• _Written request_: Lift out all lines below that contain "figure".

— BEGIN —

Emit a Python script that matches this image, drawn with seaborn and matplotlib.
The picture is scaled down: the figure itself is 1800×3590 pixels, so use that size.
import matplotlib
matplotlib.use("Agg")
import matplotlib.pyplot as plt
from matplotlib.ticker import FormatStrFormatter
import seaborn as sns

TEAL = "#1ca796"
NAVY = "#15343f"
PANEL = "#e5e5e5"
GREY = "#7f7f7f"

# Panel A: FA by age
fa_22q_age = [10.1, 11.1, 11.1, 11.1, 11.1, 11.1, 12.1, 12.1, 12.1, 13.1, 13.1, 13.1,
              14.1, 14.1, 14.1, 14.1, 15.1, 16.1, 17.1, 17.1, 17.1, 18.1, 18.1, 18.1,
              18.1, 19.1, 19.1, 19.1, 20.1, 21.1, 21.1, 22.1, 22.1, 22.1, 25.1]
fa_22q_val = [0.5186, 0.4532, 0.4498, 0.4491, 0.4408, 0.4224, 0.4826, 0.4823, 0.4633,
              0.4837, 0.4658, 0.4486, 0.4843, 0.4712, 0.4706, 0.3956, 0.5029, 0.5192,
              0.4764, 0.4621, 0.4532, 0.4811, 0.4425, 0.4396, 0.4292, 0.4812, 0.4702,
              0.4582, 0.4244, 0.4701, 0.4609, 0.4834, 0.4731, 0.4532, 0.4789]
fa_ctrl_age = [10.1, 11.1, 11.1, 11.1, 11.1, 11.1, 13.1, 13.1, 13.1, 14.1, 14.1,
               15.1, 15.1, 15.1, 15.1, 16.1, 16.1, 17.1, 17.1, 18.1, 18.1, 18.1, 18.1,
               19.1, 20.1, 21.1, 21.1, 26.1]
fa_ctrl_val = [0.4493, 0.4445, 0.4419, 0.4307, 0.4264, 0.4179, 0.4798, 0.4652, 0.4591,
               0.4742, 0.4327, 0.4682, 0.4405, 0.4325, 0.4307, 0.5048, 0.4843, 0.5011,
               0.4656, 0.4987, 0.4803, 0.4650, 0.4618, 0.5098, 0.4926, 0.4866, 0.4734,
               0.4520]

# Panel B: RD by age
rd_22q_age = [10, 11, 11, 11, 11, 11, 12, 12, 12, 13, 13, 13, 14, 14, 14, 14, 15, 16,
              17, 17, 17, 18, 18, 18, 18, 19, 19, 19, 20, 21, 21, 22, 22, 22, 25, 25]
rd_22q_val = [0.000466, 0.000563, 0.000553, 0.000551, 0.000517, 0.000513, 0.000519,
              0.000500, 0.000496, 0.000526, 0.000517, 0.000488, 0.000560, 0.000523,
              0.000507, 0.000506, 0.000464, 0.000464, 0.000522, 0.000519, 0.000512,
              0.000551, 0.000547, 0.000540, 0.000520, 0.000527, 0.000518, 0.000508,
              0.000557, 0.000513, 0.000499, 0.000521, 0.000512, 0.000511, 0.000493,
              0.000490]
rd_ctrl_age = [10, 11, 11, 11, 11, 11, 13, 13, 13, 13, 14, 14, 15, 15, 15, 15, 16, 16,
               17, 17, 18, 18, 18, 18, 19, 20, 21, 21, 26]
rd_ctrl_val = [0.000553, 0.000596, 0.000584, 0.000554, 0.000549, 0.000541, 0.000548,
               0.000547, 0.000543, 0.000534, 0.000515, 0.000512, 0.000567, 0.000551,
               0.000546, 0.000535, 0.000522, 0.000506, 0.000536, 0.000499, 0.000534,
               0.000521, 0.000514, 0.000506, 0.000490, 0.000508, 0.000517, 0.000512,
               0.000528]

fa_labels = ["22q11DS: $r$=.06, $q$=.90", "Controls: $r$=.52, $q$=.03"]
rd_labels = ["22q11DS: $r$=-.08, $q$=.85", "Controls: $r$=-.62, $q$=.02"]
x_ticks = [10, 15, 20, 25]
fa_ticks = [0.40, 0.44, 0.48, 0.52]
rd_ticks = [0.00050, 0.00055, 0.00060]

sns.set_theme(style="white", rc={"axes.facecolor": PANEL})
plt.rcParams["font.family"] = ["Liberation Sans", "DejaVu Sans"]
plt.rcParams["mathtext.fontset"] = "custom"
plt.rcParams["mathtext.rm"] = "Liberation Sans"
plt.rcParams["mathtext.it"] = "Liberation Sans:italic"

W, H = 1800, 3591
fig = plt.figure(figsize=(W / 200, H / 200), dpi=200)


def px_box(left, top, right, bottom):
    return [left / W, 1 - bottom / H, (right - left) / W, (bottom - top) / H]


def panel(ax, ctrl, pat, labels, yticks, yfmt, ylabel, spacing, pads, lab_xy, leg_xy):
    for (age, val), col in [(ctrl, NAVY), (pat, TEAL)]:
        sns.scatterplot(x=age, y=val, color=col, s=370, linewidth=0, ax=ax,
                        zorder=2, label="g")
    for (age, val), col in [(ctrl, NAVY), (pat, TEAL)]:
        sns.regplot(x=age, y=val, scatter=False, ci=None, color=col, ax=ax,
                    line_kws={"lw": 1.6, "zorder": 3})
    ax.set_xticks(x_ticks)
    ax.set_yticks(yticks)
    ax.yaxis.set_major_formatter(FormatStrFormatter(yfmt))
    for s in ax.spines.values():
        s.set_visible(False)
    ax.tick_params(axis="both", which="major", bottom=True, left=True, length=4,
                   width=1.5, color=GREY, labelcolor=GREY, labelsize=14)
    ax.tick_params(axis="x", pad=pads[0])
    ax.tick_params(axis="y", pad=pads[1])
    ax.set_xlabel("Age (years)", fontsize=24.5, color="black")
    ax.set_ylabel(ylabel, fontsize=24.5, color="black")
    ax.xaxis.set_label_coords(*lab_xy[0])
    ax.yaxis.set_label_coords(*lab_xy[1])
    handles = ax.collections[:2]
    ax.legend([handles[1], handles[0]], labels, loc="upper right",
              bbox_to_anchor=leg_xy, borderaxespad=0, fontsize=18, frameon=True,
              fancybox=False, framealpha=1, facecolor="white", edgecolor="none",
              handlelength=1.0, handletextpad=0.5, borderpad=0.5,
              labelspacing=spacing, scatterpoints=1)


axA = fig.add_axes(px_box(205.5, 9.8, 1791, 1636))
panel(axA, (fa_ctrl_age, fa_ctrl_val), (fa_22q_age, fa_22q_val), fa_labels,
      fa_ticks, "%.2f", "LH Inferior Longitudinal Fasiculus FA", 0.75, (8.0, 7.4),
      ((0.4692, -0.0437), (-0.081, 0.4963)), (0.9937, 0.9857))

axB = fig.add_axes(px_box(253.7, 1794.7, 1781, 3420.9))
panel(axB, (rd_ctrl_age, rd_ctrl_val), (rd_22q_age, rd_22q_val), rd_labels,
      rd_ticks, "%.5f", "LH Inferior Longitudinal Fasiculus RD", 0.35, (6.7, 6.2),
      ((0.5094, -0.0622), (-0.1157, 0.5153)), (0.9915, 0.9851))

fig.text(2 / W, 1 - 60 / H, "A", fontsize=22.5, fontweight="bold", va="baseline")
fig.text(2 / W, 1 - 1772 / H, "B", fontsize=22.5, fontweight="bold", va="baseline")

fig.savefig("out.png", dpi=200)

— END —
— BEGIN —

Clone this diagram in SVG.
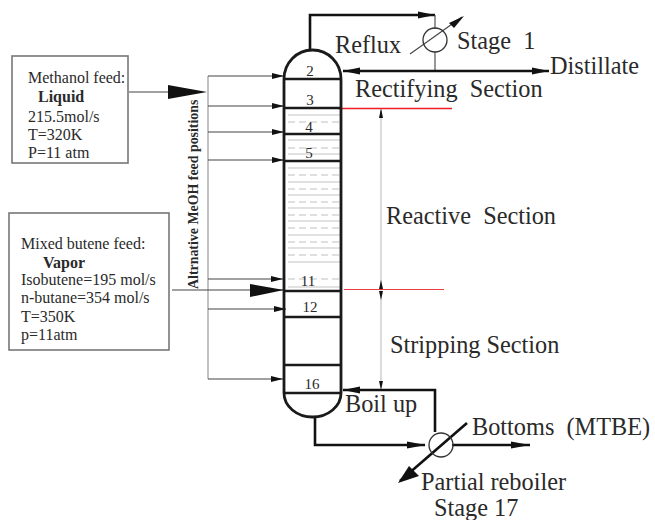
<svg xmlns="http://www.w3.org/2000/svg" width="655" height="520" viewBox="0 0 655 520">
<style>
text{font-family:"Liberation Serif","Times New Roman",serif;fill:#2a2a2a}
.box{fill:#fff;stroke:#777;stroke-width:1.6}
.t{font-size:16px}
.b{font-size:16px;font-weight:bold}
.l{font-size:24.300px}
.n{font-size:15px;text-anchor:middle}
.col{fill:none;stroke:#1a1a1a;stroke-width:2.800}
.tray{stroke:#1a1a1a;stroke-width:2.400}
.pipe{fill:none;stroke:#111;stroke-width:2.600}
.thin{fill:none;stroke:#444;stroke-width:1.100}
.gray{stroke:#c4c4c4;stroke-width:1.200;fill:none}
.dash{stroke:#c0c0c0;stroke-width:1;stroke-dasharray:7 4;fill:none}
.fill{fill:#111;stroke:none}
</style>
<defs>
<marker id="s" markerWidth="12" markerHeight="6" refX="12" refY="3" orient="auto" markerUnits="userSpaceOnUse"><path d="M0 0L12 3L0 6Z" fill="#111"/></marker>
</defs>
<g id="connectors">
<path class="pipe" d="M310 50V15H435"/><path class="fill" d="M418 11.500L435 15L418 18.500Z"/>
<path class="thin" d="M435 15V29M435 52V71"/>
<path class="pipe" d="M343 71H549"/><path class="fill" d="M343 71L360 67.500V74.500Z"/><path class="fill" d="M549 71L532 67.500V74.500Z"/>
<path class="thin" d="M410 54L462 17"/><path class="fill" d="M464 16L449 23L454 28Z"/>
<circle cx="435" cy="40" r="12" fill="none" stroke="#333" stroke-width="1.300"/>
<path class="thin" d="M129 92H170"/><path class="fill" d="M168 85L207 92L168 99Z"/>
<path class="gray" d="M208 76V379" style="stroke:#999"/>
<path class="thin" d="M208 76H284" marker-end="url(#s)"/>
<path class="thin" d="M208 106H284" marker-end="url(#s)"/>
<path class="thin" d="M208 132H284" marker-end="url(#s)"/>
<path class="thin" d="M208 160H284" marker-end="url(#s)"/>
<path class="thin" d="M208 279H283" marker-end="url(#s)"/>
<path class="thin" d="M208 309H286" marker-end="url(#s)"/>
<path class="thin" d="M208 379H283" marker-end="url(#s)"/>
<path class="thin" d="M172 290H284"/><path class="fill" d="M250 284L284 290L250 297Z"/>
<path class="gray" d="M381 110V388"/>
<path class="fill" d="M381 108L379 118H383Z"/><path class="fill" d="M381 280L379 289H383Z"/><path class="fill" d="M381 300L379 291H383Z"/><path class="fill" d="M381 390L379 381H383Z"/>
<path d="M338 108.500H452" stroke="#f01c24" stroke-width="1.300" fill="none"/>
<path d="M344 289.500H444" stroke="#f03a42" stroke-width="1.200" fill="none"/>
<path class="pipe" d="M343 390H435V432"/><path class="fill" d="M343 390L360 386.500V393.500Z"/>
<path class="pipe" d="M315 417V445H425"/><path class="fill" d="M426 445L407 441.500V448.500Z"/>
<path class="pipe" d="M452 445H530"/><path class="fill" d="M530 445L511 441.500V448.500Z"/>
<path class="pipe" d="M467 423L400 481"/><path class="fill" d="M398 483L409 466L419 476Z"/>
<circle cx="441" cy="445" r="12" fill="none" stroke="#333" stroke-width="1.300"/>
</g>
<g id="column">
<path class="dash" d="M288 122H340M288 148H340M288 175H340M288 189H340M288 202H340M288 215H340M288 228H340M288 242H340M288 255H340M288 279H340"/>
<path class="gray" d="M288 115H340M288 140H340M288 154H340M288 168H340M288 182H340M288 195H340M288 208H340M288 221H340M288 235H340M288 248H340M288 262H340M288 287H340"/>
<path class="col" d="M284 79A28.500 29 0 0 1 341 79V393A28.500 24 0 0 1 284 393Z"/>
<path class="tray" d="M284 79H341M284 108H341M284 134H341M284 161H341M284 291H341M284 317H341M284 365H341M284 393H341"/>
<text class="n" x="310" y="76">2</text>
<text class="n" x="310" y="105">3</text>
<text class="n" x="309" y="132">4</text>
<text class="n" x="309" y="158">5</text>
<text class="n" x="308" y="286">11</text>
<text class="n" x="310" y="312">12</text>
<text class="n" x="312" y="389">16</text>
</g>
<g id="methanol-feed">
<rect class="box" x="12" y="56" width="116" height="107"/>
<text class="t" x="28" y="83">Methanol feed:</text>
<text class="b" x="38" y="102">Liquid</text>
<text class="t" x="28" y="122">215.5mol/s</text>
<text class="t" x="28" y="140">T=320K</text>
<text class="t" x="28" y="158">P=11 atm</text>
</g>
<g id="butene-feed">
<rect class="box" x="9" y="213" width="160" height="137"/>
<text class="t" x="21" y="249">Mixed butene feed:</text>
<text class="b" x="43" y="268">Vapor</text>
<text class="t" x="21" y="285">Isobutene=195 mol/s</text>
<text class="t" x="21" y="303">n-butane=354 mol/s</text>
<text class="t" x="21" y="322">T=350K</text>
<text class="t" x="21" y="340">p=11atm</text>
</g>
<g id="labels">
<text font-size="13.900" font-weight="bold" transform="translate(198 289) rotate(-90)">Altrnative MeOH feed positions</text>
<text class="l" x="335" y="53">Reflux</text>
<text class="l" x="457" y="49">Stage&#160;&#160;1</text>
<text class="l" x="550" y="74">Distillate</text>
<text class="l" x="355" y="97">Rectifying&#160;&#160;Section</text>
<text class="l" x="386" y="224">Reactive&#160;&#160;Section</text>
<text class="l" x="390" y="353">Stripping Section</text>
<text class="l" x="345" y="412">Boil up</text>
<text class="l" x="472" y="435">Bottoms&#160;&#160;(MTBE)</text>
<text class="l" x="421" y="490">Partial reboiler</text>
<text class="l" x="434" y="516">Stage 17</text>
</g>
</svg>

— END —

• _Response_:
The picture is scaled down: the figure itself is 1800×3590 pixels, so use that size.
fig = plt.figure(figsize=(W / 200, H / 200), dpi=200)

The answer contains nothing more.